Federal agencies based in the ACT collectively manage tens of millions of digital image files — and a significant portion of them are exact or near-exact duplicates. That is the central finding driving a quiet but growing push inside Canberra's public sector to audit, deduplicate and replace redundant image assets before storage and licensing costs compound further.
The timing matters. With the federal government's digital investment framework under review and light rail Stage 2 construction squeezing ACT infrastructure budgets, every department looking to trim operational overhead is being pushed to examine its data estate. Image duplication — mundane as it sounds — has emerged as a measurable, fixable cost centre that sits largely unexamined inside communication, records management and web publishing teams.
What the Data Actually Shows
Industry benchmarks from digital asset management research published in recent years suggest that between 20 and 40 percent of images stored in large organisational repositories are redundant — either identical copies or visually near-identical variants created during editing workflows. For an agency maintaining 500,000 image files, that translates to potentially 100,000 to 200,000 files consuming storage, requiring backup cycles and, where stock photography is involved, generating ongoing licensing liability.
The Australian National University's digital collections team and the National Archives of Australia, both headquartered within a few kilometres of each other on the Acton and Parkes precincts respectively, operate image repositories that run well into the hundreds of thousands of assets. Neither institution has publicly disclosed a deduplification audit result, but the scale makes them obvious candidates for the kind of systematic review that comparable institutions overseas have undertaken.
Cloud storage is not free. Enterprise-grade cloud object storage — the kind used by federal agencies compliant with the Australian Signals Directorate's cloud security guidelines — typically runs at several cents per gigabyte per month at scale. A repository carrying 10 terabytes of unnecessary duplicate image data can quietly accumulate tens of thousands of dollars in annual storage costs before anyone flags it as a line item worth scrutinising.
Canberra's Specific Exposure
The ACT government's own digital communications teams, spread across offices in Civic, Dickson and the Hume administrative precincts, face the same structural problem. Communications units routinely receive images from multiple sources — ministerial photographers, contracted agencies, stock libraries and internal staff — and file them across shared drives, content management systems and social media scheduling tools with limited deduplication controls in place.

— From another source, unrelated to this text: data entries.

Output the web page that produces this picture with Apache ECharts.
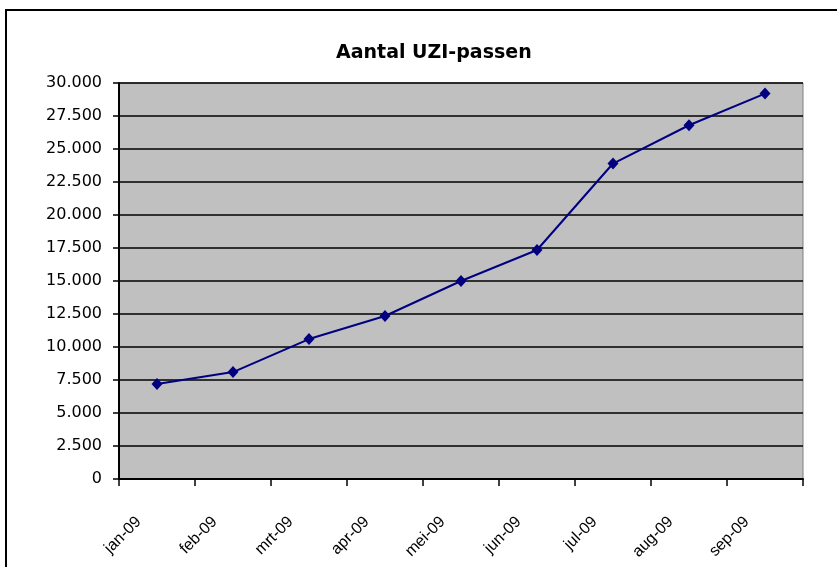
<!DOCTYPE html>
<html>
<head>
<meta charset="utf-8">
<script src="https://cdn.jsdelivr.net/npm/echarts@6/dist/echarts.min.js"></script>
<style>
  html, body { margin: 0; padding: 0; background: #fff; }
  #chart { width: 837px; height: 567px; }
</style>
</head>
<body>
<div id="chart"></div>
<script>
// maanden en aantallen
var maanden = ["jan-09", "feb-09", "mrt-09", "apr-09", "mei-09", "jun-09", "jul-09", "aug-09", "sep-09"];
var aantallen = [7200, 8100, 10600, 12350, 15000, 17350, 23900, 26800, 29200];
var titel = "Aantal UZI-passen";

// 30000 -> "30.000"
function nlGetal(v) {
  return String(v).replace(/\B(?=(\d{3})+(?!\d))/g, ".");
}

var chart = echarts.init(document.getElementById("chart"));

var option = {
  animation: false,
  title: {
    text: titel,
    left: 331,
    top: 39,
    textStyle: {
      fontFamily: "DejaVu Sans",
      fontWeight: "bold",
      fontSize: 19,
      color: "#000"
    }
  },
  graphic: [
    {
      type: "rect",
      shape: { x: 6, y: 10, width: 900, height: 620 },
      style: { fill: null, stroke: "#000", lineWidth: 2 },
      silent: true
    }
  ],
  grid: {
    left: 119,
    top: 83,
    right: 34,
    bottom: 88,
    show: true,
    backgroundColor: "#c0c0c0",
    borderColor: "#808080",
    borderWidth: 1
  },
  xAxis: {
    type: "category",
    data: maanden,
    boundaryGap: true,
    axisLine: { lineStyle: { color: "#000", width: 2 } },
    axisTick: { show: true, length: 7, lineStyle: { color: "#000", width: 1.5 } },
    axisLabel: {
      rotate: 45,
      interval: 0,
      margin: 22,
      padding: [0, 26, 0, 0],
      fontFamily: "Liberation Sans",
      fontSize: 16,
      color: "#000"
    },
    splitLine: { show: false }
  },
  yAxis: {
    type: "value",
    min: 0,
    max: 30000,
    interval: 2500,
    axisLine: { show: true, lineStyle: { color: "#000", width: 2 } },
    axisTick: { show: true, length: 6, lineStyle: { color: "#000", width: 1.5 } },
    axisLabel: {
      margin: 17,
      formatter: nlGetal,
      fontFamily: "DejaVu Sans",
      fontSize: 16,
      color: "#000"
    },
    splitLine: { show: true, lineStyle: { color: "#000", width: 1.5 } }
  },
  series: [
    {
      name: titel,
      type: "line",
      data: aantallen,
      symbol: "diamond",
      symbolSize: [11, 12],
      lineStyle: { color: "#000080", width: 2 },
      itemStyle: { color: "#000080" }
    }
  ]
};

chart.setOption(option);
</script>
</body>
</html>
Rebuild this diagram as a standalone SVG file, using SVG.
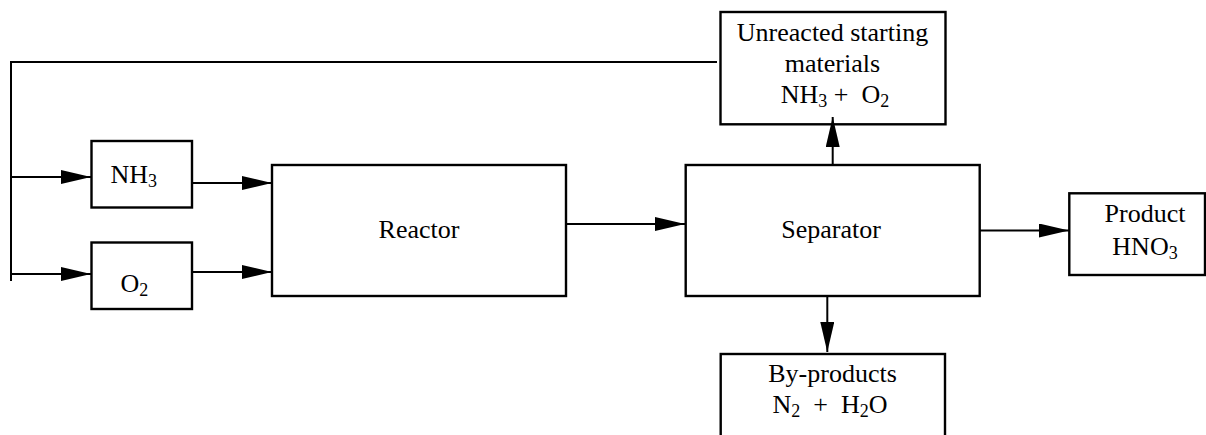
<svg xmlns="http://www.w3.org/2000/svg" width="1206" height="435" viewBox="0 0 1206 435">
<style>
.box{fill:#fff;stroke:#000;stroke-width:2.4}
.ln{fill:none;stroke:#000;stroke-width:2}
.t{font-family:"Liberation Serif","Times New Roman",serif;font-size:26px;fill:#000}
.m{text-anchor:middle}
.s{font-size:18px}
</style>
<defs>
<marker id="ah" viewBox="0 0 30 14" refX="30" refY="7" markerWidth="30" markerHeight="14" markerUnits="userSpaceOnUse" orient="auto">
<path d="M0,0 L30,7 L0,14 Z" fill="#000"/>
</marker>
</defs>
<rect width="1206" height="435" fill="#fff"/>
<g id="nh3">
<rect class="box" x="91.5" y="141" width="100.5" height="66.5"/>
<text class="t" x="110.5" y="183">NH<tspan class="s" dy="4">3</tspan></text>
</g>
<g id="o2">
<rect class="box" x="91.5" y="242.5" width="100.5" height="66.5"/>
<text class="t" x="120.5" y="291.5">O<tspan class="s" dy="4">2</tspan></text>
</g>
<g id="reactor">
<rect class="box" x="272" y="165" width="294" height="131"/>
<text class="t m" x="419" y="238">Reactor</text>
</g>
<g id="separator">
<rect class="box" x="685.7" y="165" width="294" height="131"/>
<text class="t m" x="831" y="238">Separator</text>
</g>
<g id="unreacted">
<rect class="box" x="720.5" y="12" width="225" height="112.3"/>
<text class="t m" x="832.5" y="40.7">Unreacted starting</text>
<text class="t m" x="832.5" y="71.7">materials</text>
<text class="t m" x="835" y="102.7" xml:space="preserve">NH<tspan class="s" dy="4">3</tspan><tspan dy="-4"> +  O</tspan><tspan class="s" dy="4">2</tspan></text>
</g>
<g id="product">
<rect class="box" x="1069.3" y="193.3" width="135.7" height="81.7"/>
<text class="t m" x="1145" y="221.7">Product</text>
<text class="t m" x="1145" y="255">HNO<tspan class="s" dy="4">3</tspan></text>
</g>
<g id="byproducts">
<rect class="box" x="720.7" y="354" width="224.3" height="100"/>
<text class="t m" x="832.5" y="381.7">By-products</text>
<text class="t m" x="830" y="412.7" xml:space="preserve">N<tspan class="s" dy="4">2</tspan><tspan dy="-4">  +  H</tspan><tspan class="s" dy="4">2</tspan><tspan dy="-4">O</tspan></text>
</g>
<g id="connectors">
<polyline class="ln" points="717,62 11,62 11,281"/>
<line class="ln" x1="11" y1="177" x2="91" y2="177" marker-end="url(#ah)"/>
<line class="ln" x1="11" y1="274" x2="91" y2="274" marker-end="url(#ah)"/>
<line class="ln" x1="193" y1="183" x2="272" y2="183" marker-end="url(#ah)"/>
<line class="ln" x1="193" y1="272" x2="272" y2="272" marker-end="url(#ah)"/>
<line class="ln" x1="566" y1="224" x2="685" y2="224" marker-end="url(#ah)"/>
<line class="ln" x1="980" y1="230.5" x2="1069" y2="230.5" marker-end="url(#ah)"/>
<line class="ln" x1="827.3" y1="296" x2="827.3" y2="352" marker-end="url(#ah)"/>
<line class="ln" x1="832.7" y1="165" x2="832.7" y2="117" marker-end="url(#ah)"/>
</g>
</svg>
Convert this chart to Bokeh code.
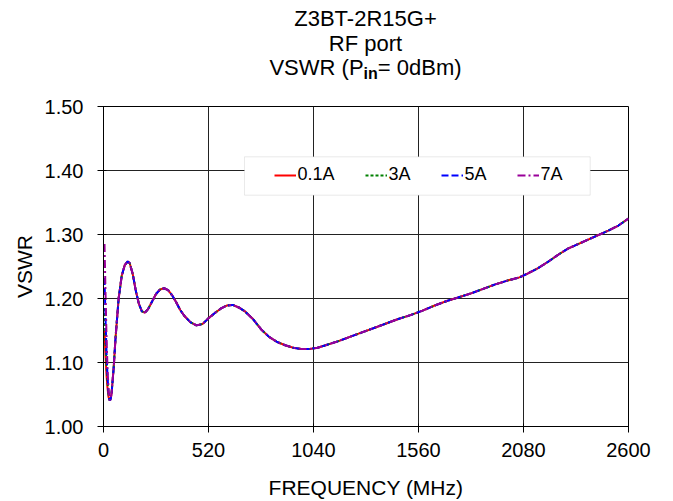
from bokeh.plotting import figure
from bokeh.models import (FixedTicker, PrintfTickFormatter, Legend, LegendItem,
                          BoxAnnotation, Range1d, Div)
from bokeh.layouts import column
from bokeh.embed import file_html
from bokeh.resources import INLINE

# ---- data ----
title_line1 = "Z3BT-2R15G+"
title_line2 = "RF port"
series_names = ["0.1A", "3A", "5A", "7A"]
series_colors = ["#FF0000", "#008000", "#0000FF", "#990099"]
series_dashes = ["solid", "3 2", "7 3", "8 3 2 3"]

freq_head = [5, 10, 15, 20, 25]
vswr_head_01A = [1.150, 1.110, 1.080, 1.060, 1.046]
vswr_head_3A = [1.185, 1.135, 1.095, 1.068, 1.050]
vswr_head_5A = [1.232, 1.170, 1.115, 1.078, 1.053]
vswr_head_7A = [1.285, 1.210, 1.140, 1.090, 1.058]

freq_tail = [30, 35, 40, 50, 60, 75, 90, 105, 120, 130, 145, 160, 175, 190, 205, 220,
             240, 260, 280, 300, 320, 340, 360, 380, 400, 430, 460, 490, 520, 550,
             580, 610, 640, 670, 700, 740, 780, 820, 860, 900, 940, 980, 1020, 1060,
             1100, 1160, 1220, 1280, 1340, 1400, 1460, 1520, 1580, 1640, 1700, 1760,
             1820, 1880, 1940, 2000, 2060, 2100, 2150, 2200, 2250, 2300, 2350, 2400,
             2450, 2500, 2550, 2600]
vswr_tail = [1.041, 1.042, 1.052, 1.090, 1.140, 1.200, 1.235, 1.252, 1.258, 1.255,
             1.238, 1.212, 1.192, 1.180, 1.178, 1.183, 1.195, 1.207, 1.214, 1.216,
             1.213, 1.205, 1.194, 1.182, 1.173, 1.163, 1.158, 1.160, 1.169, 1.177,
             1.184, 1.189, 1.190, 1.186, 1.180, 1.168, 1.152, 1.140, 1.132, 1.127,
             1.123, 1.121, 1.121, 1.123, 1.127, 1.133, 1.140, 1.147, 1.154, 1.161,
             1.168, 1.174, 1.181, 1.189, 1.196, 1.202, 1.208, 1.215, 1.222, 1.228,
             1.233, 1.239, 1.247, 1.257, 1.268, 1.278, 1.285, 1.292, 1.299, 1.306,
             1.314, 1.325]

heads = [vswr_head_01A, vswr_head_3A, vswr_head_5A, vswr_head_7A]

x_ticks = [0, 520, 1040, 1560, 2080, 2600]
y_ticks = [1.00, 1.10, 1.20, 1.30, 1.40, 1.50]

FONT = "Liberation Sans"
TITLE_H = 84
FRAME_TOP = 106

# ---- title block (HTML, with bold subscript) ----
line_style = ("position:absolute;left:365.5px;transform:translateX(-50%);"
              "white-space:nowrap;font-family:Liberation Sans,Arial,sans-serif;font-size:22px;"
              "line-height:normal;color:black;margin:0;padding:0;")
title_html = (
    f'<div style="position:relative;width:673px;height:{TITLE_H}px;margin:0;padding:0;">'
    f'<div style="{line_style}top:6px;">{title_line1}</div>'
    f'<div style="{line_style}top:30.5px;">{title_line2}</div>'
    f'<div style="{line_style}top:55px;">VSWR (P<span style="font-size:16px;'
    f'font-weight:bold;vertical-align:-4px;">in</span>= 0dBm)</div>'
    '</div>'
)
title_div = Div(text=title_html, width=673, height=TITLE_H, margin=0)

p = figure(width=673, height=501 - TITLE_H, output_backend="svg", toolbar_location=None,
           x_range=Range1d(0, 2600), y_range=Range1d(1.0, 1.5),
           min_border_left=103, min_border_right=45, min_border_top=FRAME_TOP - TITLE_H,
           min_border_bottom=75, margin=0)
p.background_fill_color = "white"
p.border_fill_color = "white"
p.outline_line_color = "black"
p.outline_line_width = 1

# axes
for ax in (p.xaxis[0], p.yaxis[0]):
    ax.major_label_text_font = FONT
    ax.major_label_text_font_size = "20px"
    ax.major_label_text_color = "black"
    ax.axis_label_text_font = FONT
    ax.axis_label_text_font_size = "21px"
    ax.axis_label_text_font_style = "normal"
    ax.axis_label_text_color = "black"
    ax.axis_line_color = "black"
    ax.major_tick_line_color = "black"
    ax.minor_tick_line_color = None
    ax.major_tick_out = 6
    ax.major_tick_in = 3

p.xaxis.ticker = FixedTicker(ticks=x_ticks)
p.yaxis.ticker = FixedTicker(ticks=y_ticks)
p.yaxis.formatter = PrintfTickFormatter(format="%.2f")
p.xaxis.axis_label = "FREQUENCY (MHz)"
p.yaxis.axis_label = "VSWR"
p.xaxis.major_label_standoff = 10
p.xaxis.axis_label_standoff = 16
p.yaxis.major_label_standoff = 14
p.yaxis.axis_label_standoff = 6

p.xgrid.grid_line_color = "#222222"
p.ygrid.grid_line_color = "#222222"
p.xgrid.grid_line_width = 1
p.ygrid.grid_line_width = 1

# lines
renderers = []
for name, color, dash, head in zip(series_names, series_colors, series_dashes, heads):
    r = p.line(freq_head + freq_tail, head + vswr_tail, line_color=color,
               line_width=2, line_dash=dash)
    renderers.append(r)

# legend box
box = BoxAnnotation(left=141, right=486.7, top=269.7, bottom=231.3,
                    left_units="screen", right_units="screen",
                    top_units="screen", bottom_units="screen",
                    fill_color="white", fill_alpha=1.0,
                    line_color="#BBBBBB", line_width=1)
p.add_layout(box)

legend = Legend(items=[LegendItem(label=n, renderers=[r]) for n, r in zip(series_names, renderers)],
                orientation="horizontal", location=(165.5, 236),
                padding=5, spacing=30, glyph_width=22, glyph_height=20,
                label_standoff=2, label_text_font=FONT, label_text_font_size="18px",
                label_text_color="black",
                background_fill_alpha=0, border_line_alpha=0, margin=0)
p.add_layout(legend)

layout = column(title_div, p, spacing=0, margin=0)
open("out.html", "w").write(file_html(layout, INLINE))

A practical complication: many image management platforms flag duplicates only when files are byte-for-byte identical. A photo resaved at a slightly different compression ratio, or cropped by a single pixel, will evade basic hash-matching checks. More sophisticated perceptual hashing tools — which compare the visual content of images rather than their file fingerprints — are available but require deliberate procurement and implementation decisions that smaller teams often defer.
The University of Canberra's Centre for Creative and Cultural Research has examined digital preservation practices in government contexts, and the broader literature points to a consistent pattern: duplication compounds fastest in the first three years after a new content management system is deployed, as staff migrate legacy files without systematic deduplication. ACT government departments that moved platforms between 2020 and 2023 would, on that pattern, now be sitting at peak redundancy exposure.
For public servants and communications managers looking at this problem practically, the first step is a storage audit using open-source tools such as dupeGuru or platform-native duplicate detection features in systems like Sharepoint or Adobe Experience Manager. The second is establishing a clear image naming and versioning convention before new assets enter any repository. The third — and most consequential for agencies with licensing exposure — is cross-referencing stored stock imagery against active licence agreements, since retaining images beyond a licence term creates legal risk on top of storage cost.
Budget estimates for a mid-sized agency deduplification project — covering audit tooling, staff time and remediation — typically run between $15,000 and $60,000 depending on repository size. Ongoing savings in storage and licensing can repay that within two financial years. For a public sector under sustained pressure to do more with less, that arithmetic is becoming harder to ignore.